Falayi, 68, had just gotten off a bus near Covington Highway and Young Road when she was struck by a vehicle shortly after 10 p.m., according to DeKalb police spokeswoman Michaela Vincent. Falayi’s family said she was just steps away from home when she was hit by a car that didn’t stop.
The impact threw Falayi nearly 60 feet, according to police. The mother of four and grandmother of 11 died from her injuries.
“She’s a mom. She’s a grandmother. She’s an aunt. She has family out there that loves her,” Falayi’s daughter, Shaquetta Brooks, told The Atlanta Journal-Constitution last week. “That’s what’s the hardest part for us to accept. The fact that they kept going and didn’t stop for my mom.”
Falayi’s family met at the DeKalb police station two days after her death to ask the public for help to identify the driver responsible. One witness told police a white car may have been involved, Vincent said.

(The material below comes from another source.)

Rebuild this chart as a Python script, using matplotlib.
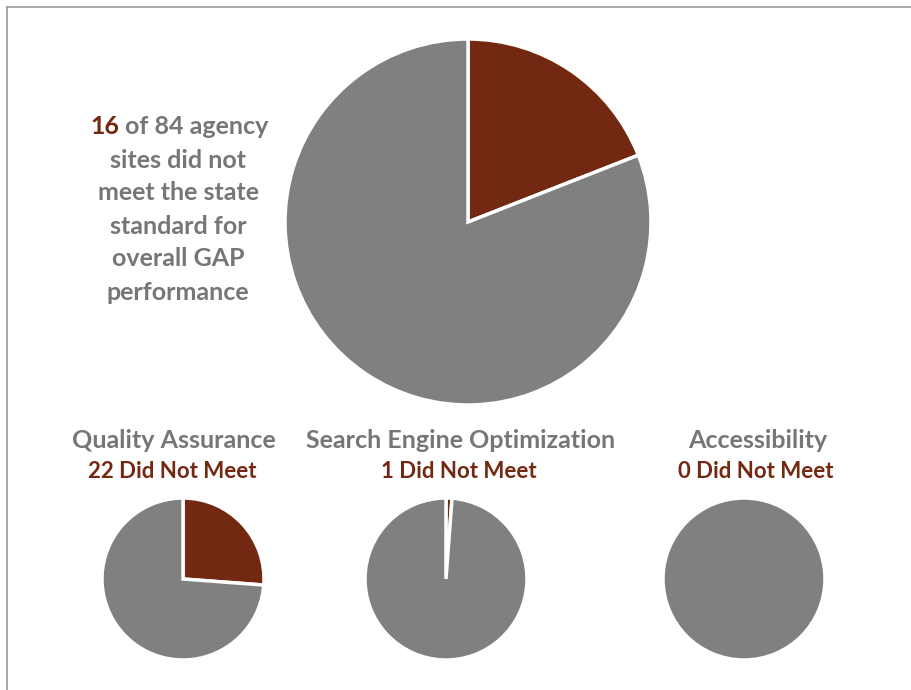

On Friday, DeKalb police said no arrests have been made in the case. Investigators now believe the car involved was a Hyundai Sonata with a model year between 2014 and 2018 after speaking with a dealership. Police want to find the car and the driver.
“It’s a busy road and a busy intersection,” Brooks said. “There’s accidents there all the time. It’s just a bad intersection, period.”
Grandson Jarquavious Grier told the AJC he sometimes worried about someone stealing his grandmother’s purse or knocking her down during her commute. Falayi, known as Tinky to many friends, wasn’t very tall, Grier said.
“I never thought it would be something like this, someone would hit her with a car,” he said.
Falayi’s co-workers were also shocked and saddened to learn of her death, according to Peter McMahon, general manager of the Hyatt Regency Atlanta.
“She was a much beloved friend and colleague who had a career of more than 30 years with our hotel,” McMahon said in an emailed statement to the AJC. “She touched so many of us with her warmth and kind spirit. She will be missed by us all. Our thoughts are with her family during this very difficult time.”
The family was forced to spend a first Thanksgiving holiday without Falayi, who had already started planning what she’d be cooking.
“Everybody’s starting to really understand that it really happened and it’s not dream,” Grier said.
A funeral is planned Saturday for Falayi, according to her online obituary.
Anyone with information on the crash is asked to contact DeKalb police.